DATA EXTRACT:
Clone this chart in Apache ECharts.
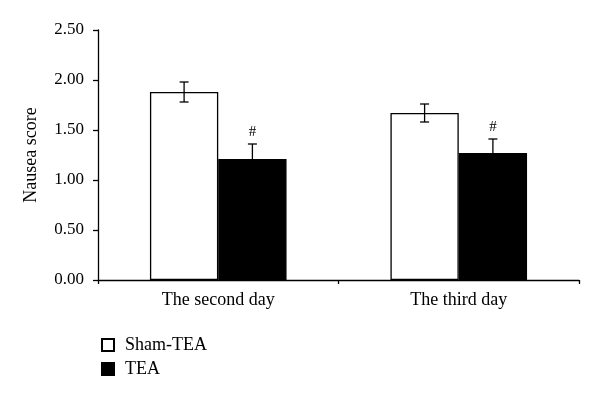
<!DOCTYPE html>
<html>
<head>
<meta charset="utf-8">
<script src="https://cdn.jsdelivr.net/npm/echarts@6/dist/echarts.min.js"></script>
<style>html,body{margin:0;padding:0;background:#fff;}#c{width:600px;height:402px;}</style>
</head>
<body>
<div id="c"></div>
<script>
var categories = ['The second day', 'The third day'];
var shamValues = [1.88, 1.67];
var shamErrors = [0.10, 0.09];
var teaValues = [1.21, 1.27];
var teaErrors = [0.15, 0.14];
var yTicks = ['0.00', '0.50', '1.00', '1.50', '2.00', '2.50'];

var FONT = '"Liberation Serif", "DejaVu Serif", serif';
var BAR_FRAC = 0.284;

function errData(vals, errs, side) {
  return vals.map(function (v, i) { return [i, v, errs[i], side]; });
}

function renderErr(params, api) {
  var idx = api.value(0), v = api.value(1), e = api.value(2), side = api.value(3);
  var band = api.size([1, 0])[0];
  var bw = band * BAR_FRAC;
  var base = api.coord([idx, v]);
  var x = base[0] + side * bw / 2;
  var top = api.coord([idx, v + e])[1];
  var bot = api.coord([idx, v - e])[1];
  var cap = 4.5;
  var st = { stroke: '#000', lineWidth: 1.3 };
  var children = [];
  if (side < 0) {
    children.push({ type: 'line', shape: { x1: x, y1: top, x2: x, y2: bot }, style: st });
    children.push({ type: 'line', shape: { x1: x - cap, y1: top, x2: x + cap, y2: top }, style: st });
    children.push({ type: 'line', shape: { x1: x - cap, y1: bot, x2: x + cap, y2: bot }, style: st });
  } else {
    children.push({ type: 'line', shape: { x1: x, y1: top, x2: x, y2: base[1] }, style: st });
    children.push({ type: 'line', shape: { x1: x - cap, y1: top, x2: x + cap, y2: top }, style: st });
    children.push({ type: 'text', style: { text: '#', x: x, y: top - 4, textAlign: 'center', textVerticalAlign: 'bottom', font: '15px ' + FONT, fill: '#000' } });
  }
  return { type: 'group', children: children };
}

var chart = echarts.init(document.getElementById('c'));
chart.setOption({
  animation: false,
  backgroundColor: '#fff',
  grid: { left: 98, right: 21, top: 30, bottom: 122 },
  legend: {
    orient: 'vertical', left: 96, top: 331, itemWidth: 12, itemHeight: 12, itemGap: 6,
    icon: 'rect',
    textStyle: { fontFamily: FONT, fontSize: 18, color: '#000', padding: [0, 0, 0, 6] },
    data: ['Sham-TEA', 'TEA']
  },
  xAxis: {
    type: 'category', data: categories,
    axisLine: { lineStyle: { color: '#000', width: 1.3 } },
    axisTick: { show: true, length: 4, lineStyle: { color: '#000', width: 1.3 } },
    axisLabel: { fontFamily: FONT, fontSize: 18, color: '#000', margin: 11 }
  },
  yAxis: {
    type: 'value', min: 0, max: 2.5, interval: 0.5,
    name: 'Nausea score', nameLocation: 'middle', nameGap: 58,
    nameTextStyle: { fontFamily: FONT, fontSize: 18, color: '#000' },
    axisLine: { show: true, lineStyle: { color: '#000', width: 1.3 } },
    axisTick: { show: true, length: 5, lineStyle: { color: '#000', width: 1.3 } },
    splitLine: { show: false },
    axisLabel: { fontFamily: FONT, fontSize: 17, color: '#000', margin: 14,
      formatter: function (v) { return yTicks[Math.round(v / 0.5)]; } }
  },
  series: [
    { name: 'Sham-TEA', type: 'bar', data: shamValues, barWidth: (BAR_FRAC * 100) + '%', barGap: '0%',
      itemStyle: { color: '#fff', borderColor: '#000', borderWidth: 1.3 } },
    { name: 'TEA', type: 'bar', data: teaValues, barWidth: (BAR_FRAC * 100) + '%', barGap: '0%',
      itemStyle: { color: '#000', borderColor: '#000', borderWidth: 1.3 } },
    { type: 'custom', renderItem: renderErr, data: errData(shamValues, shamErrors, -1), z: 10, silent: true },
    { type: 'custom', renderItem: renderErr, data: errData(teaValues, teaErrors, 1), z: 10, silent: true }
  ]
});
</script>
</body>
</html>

PROBLEM DESCRIPTION:
Print out the material word for word, omitting the pictures.

EXERCISE SOLUTION:
Clone this chart in Apache ECharts.
<!DOCTYPE html>
<html>
<head>
<meta charset="utf-8">
<script src="https://cdn.jsdelivr.net/npm/echarts@6/dist/echarts.min.js"></script>
<style>html,body{margin:0;padding:0;background:#fff;}#c{width:600px;height:402px;}</style>
</head>
<body>
<div id="c"></div>
<script>
var categories = ['The second day', 'The third day'];
var shamValues = [1.88, 1.67];
var shamErrors = [0.10, 0.09];
var teaValues = [1.21, 1.27];
var teaErrors = [0.15, 0.14];
var yTicks = ['0.00', '0.50', '1.00', '1.50', '2.00', '2.50'];

var FONT = '"Liberation Serif", "DejaVu Serif", serif';
var BAR_FRAC = 0.284;

function errData(vals, errs, side) {
  return vals.map(function (v, i) { return [i, v, errs[i], side]; });
}

function renderErr(params, api) {
  var idx = api.value(0), v = api.value(1), e = api.value(2), side = api.value(3);
  var band = api.size([1, 0])[0];
  var bw = band * BAR_FRAC;
  var base = api.coord([idx, v]);
  var x = base[0] + side * bw / 2;
  var top = api.coord([idx, v + e])[1];
  var bot = api.coord([idx, v - e])[1];
  var cap = 4.5;
  var st = { stroke: '#000', lineWidth: 1.3 };
  var children = [];
  if (side < 0) {
    children.push({ type: 'line', shape: { x1: x, y1: top, x2: x, y2: bot }, style: st });
    children.push({ type: 'line', shape: { x1: x - cap, y1: top, x2: x + cap, y2: top }, style: st });
    children.push({ type: 'line', shape: { x1: x - cap, y1: bot, x2: x + cap, y2: bot }, style: st });
  } else {
    children.push({ type: 'line', shape: { x1: x, y1: top, x2: x, y2: base[1] }, style: st });
    children.push({ type: 'line', shape: { x1: x - cap, y1: top, x2: x + cap, y2: top }, style: st });
    children.push({ type: 'text', style: { text: '#', x: x, y: top - 4, textAlign: 'center', textVerticalAlign: 'bottom', font: '15px ' + FONT, fill: '#000' } });
  }
  return { type: 'group', children: children };
}

var chart = echarts.init(document.getElementById('c'));
chart.setOption({
  animation: false,
  backgroundColor: '#fff',
  grid: { left: 98, right: 21, top: 30, bottom: 122 },
  legend: {
    orient: 'vertical', left: 96, top: 331, itemWidth: 12, itemHeight: 12, itemGap: 6,
    icon: 'rect',
    textStyle: { fontFamily: FONT, fontSize: 18, color: '#000', padding: [0, 0, 0, 6] },
    data: ['Sham-TEA', 'TEA']
  },
  xAxis: {
    type: 'category', data: categories,
    axisLine: { lineStyle: { color: '#000', width: 1.3 } },
    axisTick: { show: true, length: 4, lineStyle: { color: '#000', width: 1.3 } },
    axisLabel: { fontFamily: FONT, fontSize: 18, color: '#000', margin: 11 }
  },
  yAxis: {
    type: 'value', min: 0, max: 2.5, interval: 0.5,
    name: 'Nausea score', nameLocation: 'middle', nameGap: 58,
    nameTextStyle: { fontFamily: FONT, fontSize: 18, color: '#000' },
    axisLine: { show: true, lineStyle: { color: '#000', width: 1.3 } },
    axisTick: { show: true, length: 5, lineStyle: { color: '#000', width: 1.3 } },
    splitLine: { show: false },
    axisLabel: { fontFamily: FONT, fontSize: 17, color: '#000', margin: 14,
      formatter: function (v) { return yTicks[Math.round(v / 0.5)]; } }
  },
  series: [
    { name: 'Sham-TEA', type: 'bar', data: shamValues, barWidth: (BAR_FRAC * 100) + '%', barGap: '0%',
      itemStyle: { color: '#fff', borderColor: '#000', borderWidth: 1.3 } },
    { name: 'TEA', type: 'bar', data: teaValues, barWidth: (BAR_FRAC * 100) + '%', barGap: '0%',
      itemStyle: { color: '#000', borderColor: '#000', borderWidth: 1.3 } },
    { type: 'custom', renderItem: renderErr, data: errData(shamValues, shamErrors, -1), z: 10, silent: true },
    { type: 'custom', renderItem: renderErr, data: errData(teaValues, teaErrors, 1), z: 10, silent: true }
  ]
});
</script>
</body>
</html>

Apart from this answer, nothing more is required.